UNIVERSITY PARK, Pa. — Shaheen Pasha knows the power of a good story, and she knows how to tell one, too.
Pasha, an assistant teaching professor in the Donald P. Bellisario College of Communications, earned the 2019 SAJA Excellence in Journalism Award for outstanding non-fiction writing about South Asia or the South Asian Diaspora with her piece published on Narratively.com. The article, titled “Searching for the Woman Who Saved My Immigrant Family from Homelessness,” was selected over finalists from Bloomberg and the Washington Post.
A separate work by Pasha was included in “Burn it Down,” a just-released anthology with 22 essays from a diverse group of contemporary women writers. Kirkus Review called the compilation “powerful and provocative … an instructive read for anyone seeking to understand the many faces — and pains — of womanhood in 21st-century America.”

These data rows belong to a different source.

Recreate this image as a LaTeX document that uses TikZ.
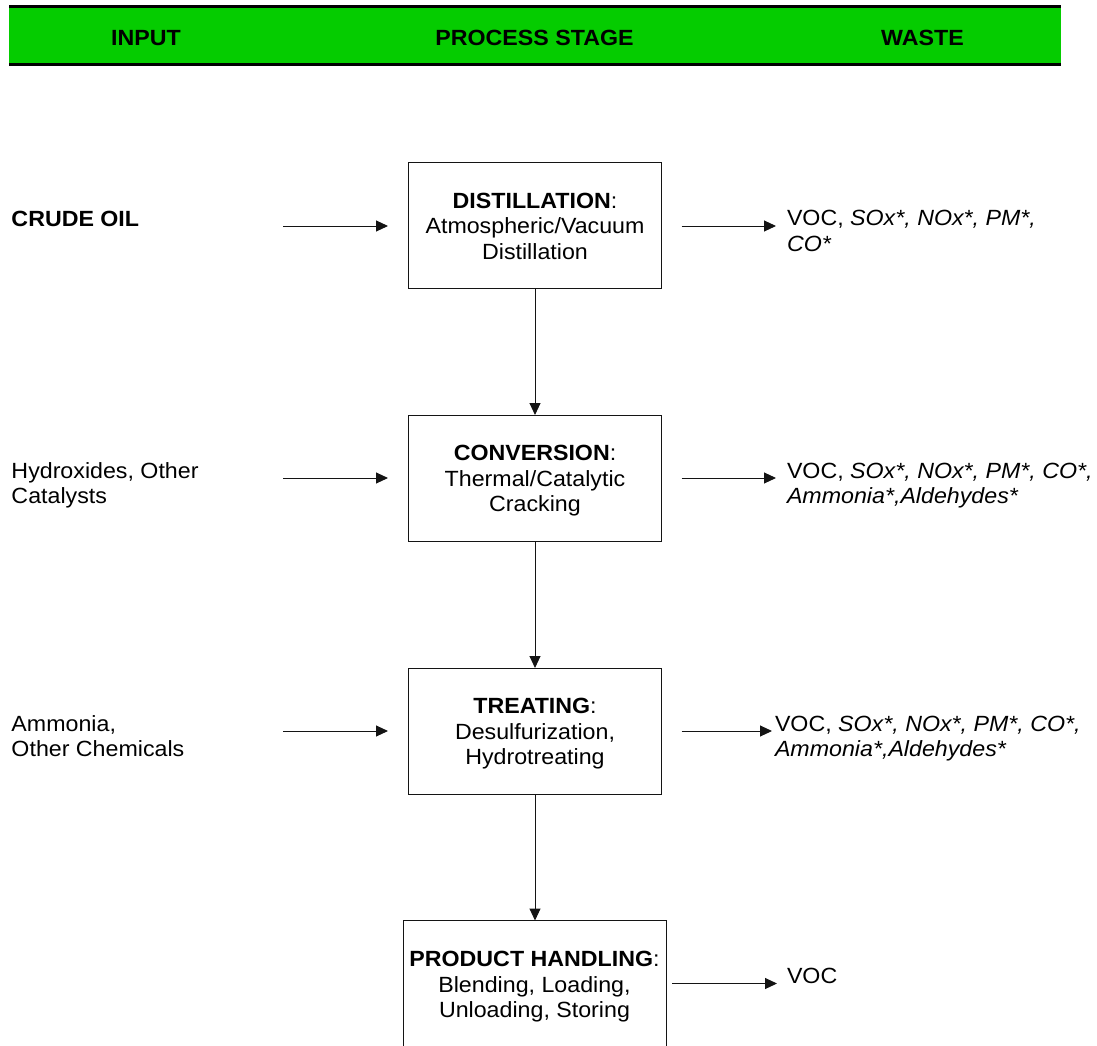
\documentclass[tikz,border=0pt]{standalone}
\usepackage{fontspec}
\setmainfont{Liberation Sans}[FakeStretch=1.055]
\usetikzlibrary{arrows.meta}
\definecolor{bandgreen}{RGB}{5,204,0}
\definecolor{inkgray}{RGB}{20,20,20}

\begin{document}
\begin{tikzpicture}[x=1pt,y=-1pt,
  every node/.style={inner sep=0pt, outer sep=0pt, font=\fontsize{22}{25.5}\selectfont},
  flow/.style={draw=inkgray, line width=1pt, -{Triangle[length=12pt,width=11pt]}},
  stagebox/.style={draw=inkgray, line width=1pt, minimum width=253pt, minimum height=126pt,
    align=center, text height=67pt, text depth=0pt, anchor=north west},
  sidetext/.style={align=left, anchor=south west, text depth=0pt},
  headtext/.style={font=\fontsize{22}{25.5}\selectfont\bfseries, anchor=base}]

\useasboundingbox (0,0) rectangle (1097,1046);

% heading band
\fill[bandgreen] (9,8) rectangle (1061,63.5);
\draw[line width=2.7pt] (9,6.7) -- (1061,6.7);
\draw[line width=3pt] (9,65) -- (1061,65);
\node[headtext] (hin)   at (146,46)   {INPUT};
\node[headtext] (hstep) at (534.5,46) {PROCESS STAGE};
\node[headtext] (hout)  at (922.5,46) {WASTE};

% process stages
\node[stagebox] (dist)  at (408.5,162.5) {\textbf{DISTILLATION}:\\Atmospheric/Vacuum\\Distillation};
\node[stagebox] (conv)  at (408.5,415)   {\textbf{CONVERSION}:\\Thermal/Catalytic\\Cracking};
\node[stagebox] (treat) at (408.5,668)   {\textbf{TREATING}:\\Desulfurization,\\Hydrotreating};
\node[stagebox, minimum width=263pt, minimum height=127pt] (prod) at (403,920.5)
  {\textbf{PRODUCT HANDLING}:\\Blending, Loading,\\Unloading, Storing};

\draw[flow] (dist.south) -- (conv.north);
\draw[flow] (conv.south) -- (treat.north);
\draw[flow] (treat.south) -- (treat.south |- prod.north);

% inputs
\node[sidetext] (crude) at (11.5,226)   {\textbf{CRUDE OIL}};
\node[sidetext] (cat)   at (11.5,503.5) {Hydroxides, Other\\Catalysts};
\node[sidetext] (chem)  at (11.5,756.5) {Ammonia,\\Other Chemicals};

\coordinate (i1) at (283,226);
\coordinate (i2) at (283,478);
\coordinate (i3) at (283,731);
\draw[flow, shorten >=20.5pt] (i1) -- (i1 -| dist.west);
\draw[flow, shorten >=20.5pt] (i2) -- (i2 -| conv.west);
\draw[flow, shorten >=20.5pt] (i3) -- (i3 -| treat.west);

% wastes
\node[sidetext] (w1) at (787,251)   {VOC, \textit{SOx*, NOx*, PM*,}\\\textit{CO*}};
\node[sidetext] (w2) at (787,503.5) {VOC, \textit{SOx*, NOx*, PM*, CO*,}\\\textit{Ammonia*,Aldehydes*}};
\node[sidetext] (w3) at (775,756.5) {VOC, \textit{SOx*, NOx*, PM*, CO*,}\\\textit{Ammonia*,Aldehydes*}};
\node[sidetext] (w4) at (787,983.5) {VOC};

\coordinate (o1) at (776,226);
\coordinate (o2) at (776,478);
\coordinate (o3) at (772,731);
\coordinate (o4) at (777,983.5);
\draw[flow, shorten <=20pt] (o1 -| dist.east) -- (o1);
\draw[flow, shorten <=20pt] (o2 -| conv.east) -- (o2);
\draw[flow, shorten <=20pt] (o3 -| treat.east) -- (o3);
\draw[flow, shorten <=6pt]  (o4 -| prod.east) -- (o4);

\end{tikzpicture}
\end{document}
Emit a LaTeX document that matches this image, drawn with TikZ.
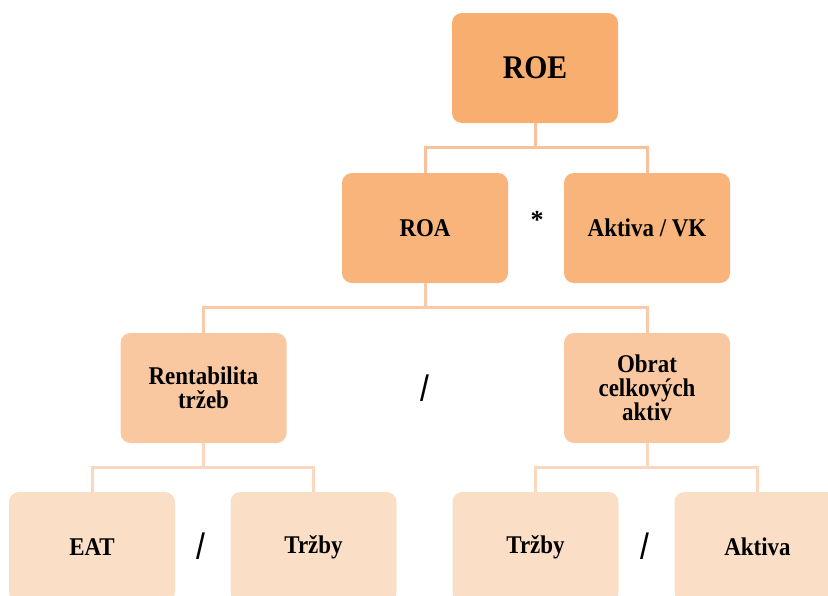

Pasha’s essay, “The Color of Being Muslim,” talks about her rage at “the suffocating expectations of others,” both within and without the Pakistani American community, who saw her as being too Muslim or not Muslim enough. She will be reading her piece at 7 p.m. on Oct. 21 as part of an organized reading about the power of memoir at PowerhouseArena in Brooklyn, New York.
Before joining academia, Pasha was a reporter for Thomson Reuters in Dubai, CNNMoney and Dow Jones/Wall Street Journal. Her extensive journalism experience includes roles as a contributor to outlets such as the Dallas Morning News, the Daily Beast, New England Public Radio, Nieman Reports and USA Today. She was the recipient of a 2018 Fulbright Specialist designation and was named a 2018 Harvard University Knight Visiting Nieman Fellow.
She is teaching courses on ethics and opinion writing this fall and plans to launch a prison journalism program during her time at Penn State.